> _SHORT EXERCISE_:
Make an exact copy of the data below, leaving out every picture.

> _DATASET EXCERPT_:
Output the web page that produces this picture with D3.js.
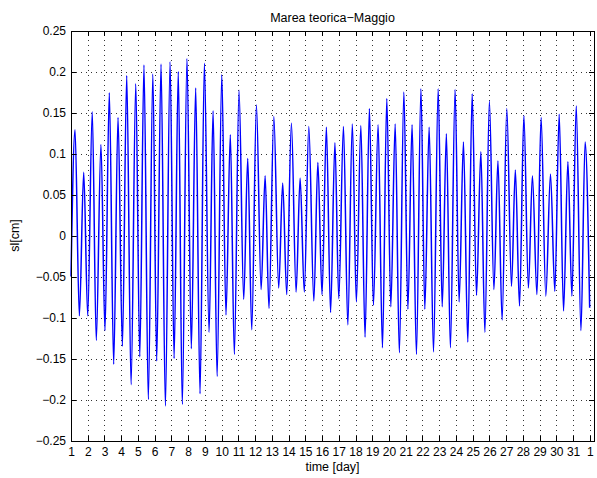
<!DOCTYPE html>
<html>
<head>
  <meta charset="utf-8">
  <title>Marea teorica-Maggio</title>
  <style>
    body {
      margin: 0;
      background: #fff;
    }

    svg {
      display: block;
      font-family: "Liberation Sans", Arial, Helvetica, sans-serif;
    }

    .grid line {
      stroke: #333;
      stroke-dasharray: 1, 4;
      shape-rendering: crispEdges;
    }

    .grid path {
      display: none;
    }

    .axis path,
    .axis line {
      stroke: #000;
      shape-rendering: crispEdges;
    }

    .axis text {
      font-size: 12px;
      fill: #000;
    }
  </style>
</head>
<body>
  <svg width="597" height="478"></svg>

  <script src="https://d3js.org/d3.v7.min.js"></script>
  <script>
    // time of each high / low water, in days since 1 May
    var extremaDay = [
      0, 0.24, 0.50, 0.76, 1.00, 1.27, 1.51, 1.79, 2.03, 2.29,
      2.55, 2.81, 3.07, 3.33, 3.59, 3.87, 4.11, 4.36, 4.62, 4.89,
      5.12, 5.38, 5.64, 5.92, 6.16, 6.41, 6.65, 6.93, 7.19, 7.45,
      7.71, 7.97, 8.25, 8.49, 8.73, 9.01, 9.26, 9.52, 9.76, 10.04,
      10.32, 10.56, 10.80, 11.08, 11.36, 11.60, 11.83, 12.12, 12.41, 12.65,
      12.89, 13.17, 13.45, 13.69, 13.94, 14.21, 14.51, 14.75, 15.00, 15.26,
      15.51, 15.77, 16.00, 16.28, 16.54, 16.81, 17.05, 17.32, 17.57, 17.83,
      18.07, 18.35, 18.61, 18.87, 19.11, 19.37, 19.62, 19.89, 20.13, 20.38,
      20.64, 20.91, 21.14, 21.40, 21.66, 21.94, 22.18, 22.43, 22.67, 22.95,
      23.19, 23.45, 23.71, 23.97, 24.23, 24.49, 24.73, 25.00, 25.27, 25.51,
      25.76, 26.04, 26.32, 26.55, 26.80, 27.06, 27.33, 27.57, 27.84, 28.09,
      28.37, 28.65, 28.91, 29.17, 29.43, 29.69, 29.93, 30.19, 30.47, 30.72,
      30.99
    ];

    // sea level at those times (sl, as labelled on the chart)
    var extremaLevel = [
      -0.050, 0.129, -0.098, 0.077, -0.098, 0.151, -0.128, 0.111, -0.116, 0.174,
      -0.157, 0.144, -0.135, 0.195, -0.182, 0.185, -0.148, 0.208, -0.200, 0.197,
      -0.153, 0.209, -0.208, 0.212, -0.150, 0.200, -0.206, 0.216, -0.138, 0.180,
      -0.193, 0.210, -0.118, 0.152, -0.172, 0.196, -0.097, 0.123, -0.145, 0.177,
      -0.078, 0.094, -0.115, 0.159, -0.066, 0.073, -0.089, 0.145, -0.064, 0.064,
      -0.072, 0.137, -0.069, 0.070, -0.069, 0.133, -0.080, 0.089, -0.072, 0.132,
      -0.094, 0.113, -0.077, 0.133, -0.109, 0.136, -0.081, 0.134, -0.124, 0.155,
      -0.085, 0.135, -0.137, 0.167, -0.087, 0.136, -0.143, 0.175, -0.090, 0.135,
      -0.145, 0.179, -0.090, 0.132, -0.142, 0.179, -0.087, 0.124, -0.137, 0.178,
      -0.081, 0.114, -0.130, 0.173, -0.073, 0.102, -0.118, 0.164, -0.066, 0.091,
      -0.103, 0.155, -0.062, 0.080, -0.086, 0.146, -0.064, 0.073, -0.072, 0.144,
      -0.074, 0.075, -0.068, 0.148, -0.092, 0.090, -0.074, 0.158, -0.116, 0.114,
      -0.088
    ];

    var xTicks = d3.range(0, 32);
    var xTickLabels = d3.range(1, 32).map(String).concat(['1']);
    var yTicks = [-0.25, -0.2, -0.15, -0.1, -0.05, 0, 0.05, 0.1, 0.15, 0.2, 0.25];
    var yTickLabels = ['\u22120.25', '\u22120.2', '\u22120.15', '\u22120.1', '\u22120.05',
      '0', '0.05', '0.1', '0.15', '0.2', '0.25'];

    var svg = d3.select('svg');
    var plotLeft = 71, plotRight = 594, plotTop = 30.5, plotBottom = 440.5;

    var x = d3.scaleLinear().domain([0, 31.25]).range([plotLeft, plotRight]);
    var y = d3.scaleLinear().domain([-0.25, 0.25]).range([plotBottom, plotTop]);

    // dotted grid
    svg.append('g')
      .attr('class', 'grid')
      .attr('transform', 'translate(0,' + plotBottom + ')')
      .call(d3.axisBottom(x).tickValues(xTicks.slice(1)).tickSize(-(plotBottom - plotTop)).tickFormat(''));
    svg.append('g')
      .attr('class', 'grid')
      .attr('transform', 'translate(' + plotLeft + ',0)')
      .call(d3.axisLeft(y).tickValues(yTicks.slice(1, -1)).tickSize(-(plotRight - plotLeft)).tickFormat(''));

    // the tide curve
    var points = extremaDay.map(function(d, i) { return [d, extremaLevel[i]]; });
    var line = d3.line()
      .x(function(d) { return x(d[0]); })
      .y(function(d) { return y(d[1]); })
      .curve(d3.curveMonotoneX);

    svg.append('path')
      .datum(points)
      .attr('d', line)
      .attr('fill', 'none')
      .attr('stroke', '#0000ff')
      .attr('stroke-width', 1.5);

    // box axes with inward ticks
    svg.append('g')
      .attr('class', 'axis')
      .attr('transform', 'translate(0,' + plotBottom + ')')
      .call(d3.axisBottom(x).tickValues(xTicks).tickSize(-5).tickSizeOuter(0).tickPadding(7)
        .tickFormat(function(d, i) { return xTickLabels[i]; }));
    svg.append('g')
      .attr('class', 'axis')
      .attr('transform', 'translate(0,' + plotTop + ')')
      .call(d3.axisTop(x).tickValues(xTicks).tickSize(-5).tickSizeOuter(0).tickFormat(''));
    svg.append('g')
      .attr('class', 'axis')
      .attr('transform', 'translate(' + plotLeft + ',0)')
      .call(d3.axisLeft(y).tickValues(yTicks).tickSize(-5).tickSizeOuter(0).tickPadding(5)
        .tickFormat(function(d, i) { return yTickLabels[i]; }));
    svg.append('g')
      .attr('class', 'axis')
      .attr('transform', 'translate(' + plotRight + ',0)')
      .call(d3.axisRight(y).tickValues(yTicks).tickSize(-5).tickSizeOuter(0).tickFormat(''));

    // titles
    svg.append('text')
      .attr('x', (plotLeft + plotRight) / 2)
      .attr('y', 22)
      .attr('text-anchor', 'middle')
      .style('font-size', '12.5px')
      .text('Marea teorica\u2212Maggio');

    svg.append('text')
      .attr('x', (plotLeft + plotRight) / 2)
      .attr('y', 471)
      .attr('text-anchor', 'middle')
      .style('font-size', '12.5px')
      .text('time [day]');

    svg.append('text')
      .attr('transform', 'translate(19,' + ((plotTop + plotBottom) / 2) + ') rotate(-90)')
      .attr('text-anchor', 'middle')
      .style('font-size', '12.5px')
      .text('sl[cm]');
  </script>
</body>
</html>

> _WORKED SOLUTION_:
Output the web page that produces this picture with D3.js.
<!DOCTYPE html>
<html>
<head>
  <meta charset="utf-8">
  <title>Marea teorica-Maggio</title>
  <style>
    body {
      margin: 0;
      background: #fff;
    }

    svg {
      display: block;
      font-family: "Liberation Sans", Arial, Helvetica, sans-serif;
    }

    .grid line {
      stroke: #333;
      stroke-dasharray: 1, 4;
      shape-rendering: crispEdges;
    }

    .grid path {
      display: none;
    }

    .axis path,
    .axis line {
      stroke: #000;
      shape-rendering: crispEdges;
    }

    .axis text {
      font-size: 12px;
      fill: #000;
    }
  </style>
</head>
<body>
  <svg width="597" height="478"></svg>

  <script src="https://d3js.org/d3.v7.min.js"></script>
  <script>
    // time of each high / low water, in days since 1 May
    var extremaDay = [
      0, 0.24, 0.50, 0.76, 1.00, 1.27, 1.51, 1.79, 2.03, 2.29,
      2.55, 2.81, 3.07, 3.33, 3.59, 3.87, 4.11, 4.36, 4.62, 4.89,
      5.12, 5.38, 5.64, 5.92, 6.16, 6.41, 6.65, 6.93, 7.19, 7.45,
      7.71, 7.97, 8.25, 8.49, 8.73, 9.01, 9.26, 9.52, 9.76, 10.04,
      10.32, 10.56, 10.80, 11.08, 11.36, 11.60, 11.83, 12.12, 12.41, 12.65,
      12.89, 13.17, 13.45, 13.69, 13.94, 14.21, 14.51, 14.75, 15.00, 15.26,
      15.51, 15.77, 16.00, 16.28, 16.54, 16.81, 17.05, 17.32, 17.57, 17.83,
      18.07, 18.35, 18.61, 18.87, 19.11, 19.37, 19.62, 19.89, 20.13, 20.38,
      20.64, 20.91, 21.14, 21.40, 21.66, 21.94, 22.18, 22.43, 22.67, 22.95,
      23.19, 23.45, 23.71, 23.97, 24.23, 24.49, 24.73, 25.00, 25.27, 25.51,
      25.76, 26.04, 26.32, 26.55, 26.80, 27.06, 27.33, 27.57, 27.84, 28.09,
      28.37, 28.65, 28.91, 29.17, 29.43, 29.69, 29.93, 30.19, 30.47, 30.72,
      30.99
    ];

    // sea level at those times (sl, as labelled on the chart)
    var extremaLevel = [
      -0.050, 0.129, -0.098, 0.077, -0.098, 0.151, -0.128, 0.111, -0.116, 0.174,
      -0.157, 0.144, -0.135, 0.195, -0.182, 0.185, -0.148, 0.208, -0.200, 0.197,
      -0.153, 0.209, -0.208, 0.212, -0.150, 0.200, -0.206, 0.216, -0.138, 0.180,
      -0.193, 0.210, -0.118, 0.152, -0.172, 0.196, -0.097, 0.123, -0.145, 0.177,
      -0.078, 0.094, -0.115, 0.159, -0.066, 0.073, -0.089, 0.145, -0.064, 0.064,
      -0.072, 0.137, -0.069, 0.070, -0.069, 0.133, -0.080, 0.089, -0.072, 0.132,
      -0.094, 0.113, -0.077, 0.133, -0.109, 0.136, -0.081, 0.134, -0.124, 0.155,
      -0.085, 0.135, -0.137, 0.167, -0.087, 0.136, -0.143, 0.175, -0.090, 0.135,
      -0.145, 0.179, -0.090, 0.132, -0.142, 0.179, -0.087, 0.124, -0.137, 0.178,
      -0.081, 0.114, -0.130, 0.173, -0.073, 0.102, -0.118, 0.164, -0.066, 0.091,
      -0.103, 0.155, -0.062, 0.080, -0.086, 0.146, -0.064, 0.073, -0.072, 0.144,
      -0.074, 0.075, -0.068, 0.148, -0.092, 0.090, -0.074, 0.158, -0.116, 0.114,
      -0.088
    ];

    var xTicks = d3.range(0, 32);
    var xTickLabels = d3.range(1, 32).map(String).concat(['1']);
    var yTicks = [-0.25, -0.2, -0.15, -0.1, -0.05, 0, 0.05, 0.1, 0.15, 0.2, 0.25];
    var yTickLabels = ['\u22120.25', '\u22120.2', '\u22120.15', '\u22120.1', '\u22120.05',
      '0', '0.05', '0.1', '0.15', '0.2', '0.25'];

    var svg = d3.select('svg');
    var plotLeft = 71, plotRight = 594, plotTop = 30.5, plotBottom = 440.5;

    var x = d3.scaleLinear().domain([0, 31.25]).range([plotLeft, plotRight]);
    var y = d3.scaleLinear().domain([-0.25, 0.25]).range([plotBottom, plotTop]);

    // dotted grid
    svg.append('g')
      .attr('class', 'grid')
      .attr('transform', 'translate(0,' + plotBottom + ')')
      .call(d3.axisBottom(x).tickValues(xTicks.slice(1)).tickSize(-(plotBottom - plotTop)).tickFormat(''));
    svg.append('g')
      .attr('class', 'grid')
      .attr('transform', 'translate(' + plotLeft + ',0)')
      .call(d3.axisLeft(y).tickValues(yTicks.slice(1, -1)).tickSize(-(plotRight - plotLeft)).tickFormat(''));

    // the tide curve
    var points = extremaDay.map(function(d, i) { return [d, extremaLevel[i]]; });
    var line = d3.line()
      .x(function(d) { return x(d[0]); })
      .y(function(d) { return y(d[1]); })
      .curve(d3.curveMonotoneX);

    svg.append('path')
      .datum(points)
      .attr('d', line)
      .attr('fill', 'none')
      .attr('stroke', '#0000ff')
      .attr('stroke-width', 1.5);

    // box axes with inward ticks
    svg.append('g')
      .attr('class', 'axis')
      .attr('transform', 'translate(0,' + plotBottom + ')')
      .call(d3.axisBottom(x).tickValues(xTicks).tickSize(-5).tickSizeOuter(0).tickPadding(7)
        .tickFormat(function(d, i) { return xTickLabels[i]; }));
    svg.append('g')
      .attr('class', 'axis')
      .attr('transform', 'translate(0,' + plotTop + ')')
      .call(d3.axisTop(x).tickValues(xTicks).tickSize(-5).tickSizeOuter(0).tickFormat(''));
    svg.append('g')
      .attr('class', 'axis')
      .attr('transform', 'translate(' + plotLeft + ',0)')
      .call(d3.axisLeft(y).tickValues(yTicks).tickSize(-5).tickSizeOuter(0).tickPadding(5)
        .tickFormat(function(d, i) { return yTickLabels[i]; }));
    svg.append('g')
      .attr('class', 'axis')
      .attr('transform', 'translate(' + plotRight + ',0)')
      .call(d3.axisRight(y).tickValues(yTicks).tickSize(-5).tickSizeOuter(0).tickFormat(''));

    // titles
    svg.append('text')
      .attr('x', (plotLeft + plotRight) / 2)
      .attr('y', 22)
      .attr('text-anchor', 'middle')
      .style('font-size', '12.5px')
      .text('Marea teorica\u2212Maggio');

    svg.append('text')
      .attr('x', (plotLeft + plotRight) / 2)
      .attr('y', 471)
      .attr('text-anchor', 'middle')
      .style('font-size', '12.5px')
      .text('time [day]');

    svg.append('text')
      .attr('transform', 'translate(19,' + ((plotTop + plotBottom) / 2) + ') rotate(-90)')
      .attr('text-anchor', 'middle')
      .style('font-size', '12.5px')
      .text('sl[cm]');
  </script>
</body>
</html>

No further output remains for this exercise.